In the death family:
- The Fallen Specter become ever more legendary… seriously with 10 HP this card is OP
- The Vampire become less vulnerable in early game and therefore can leach big among of HP before it get to the front line. It become a wonderful unit to put as first long range units.
Tactic 3: Long line is better than tall line
The equalizer setup give free HP to all your units therefore it is better for you to use all the monster slots available. In other-word you want to deploy a long line of monster rather than few powerful monster.
Moreover you usually want to use non-expensive monster. In this setting some normal week 2 to 4 mana monsters can become OP, like the Fallen Specter for example. Death splinter actually has many cheap monsterd which become super interesting in the setup.
The fact you should prefer cheap monster bring me to the most important tactical point: choosing the tank.

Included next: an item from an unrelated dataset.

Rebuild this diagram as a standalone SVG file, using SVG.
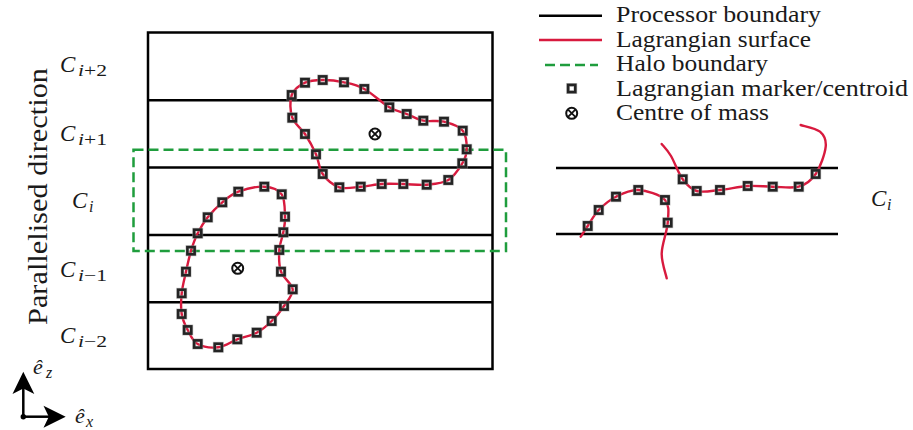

Tactic 4: The prisoner dilemma and the tank
You do not want to deploy an expensive heavy tank in the setup! In fact the HP is equalize between both team. So the team bringing the more expensive tank is offering free HP to the opponent…
For example if you bring a Kraken to the fight you are offering all your opponent’s monsters 14 HP…
This is basically a prisoner dilemma setting:
Your opponent bring a heavy tank | Your opponent don’t | |
---|---|---|
You bring a heavy tank | You could have save mana on the tank and bring more small monster | You give free HP to your enemy and likely lose |
You don’t | You are getting free HP for you small monster and likely win | You both have small monster, not great but not terrible |
The best option for you is your opponent bring in a heavy tank and you only bought low mana cost monsters. This means all your monsters get free HP from the enemy tanks and your numerical superiority has high chance to bring you to victory.
So you should logically not invest in a tank. In case you opponent invest in a tank you will be in the best case scenario. If you opponent don’t invest in tank you are still in a better situation than if you invested in tank and don’t give your opponent free HP.
However I would recommend you to ask yourself: what would be my situation if I don’t get free HP from my enemy? Look at the monster with the most HP in your line. If all monster get this HP count, will you be happy? If yes go ahead into battle. If not you want to bring a monster to boost you HP count. As a rule of thumb in this kind of game I never spend more than 30% of my mana cap on the tank.
Other points to considers
Opportunity attacks get a bit weaker as they don’t disturb the enemy by targeting weak units (all units will have the same HP count). However all monster with opportunity ability will by default attack the front line which is not bad, that increase your melee strength.
Healing & tank healer become ever better than usually.
Scavenger and life leach ability become a bit stronger.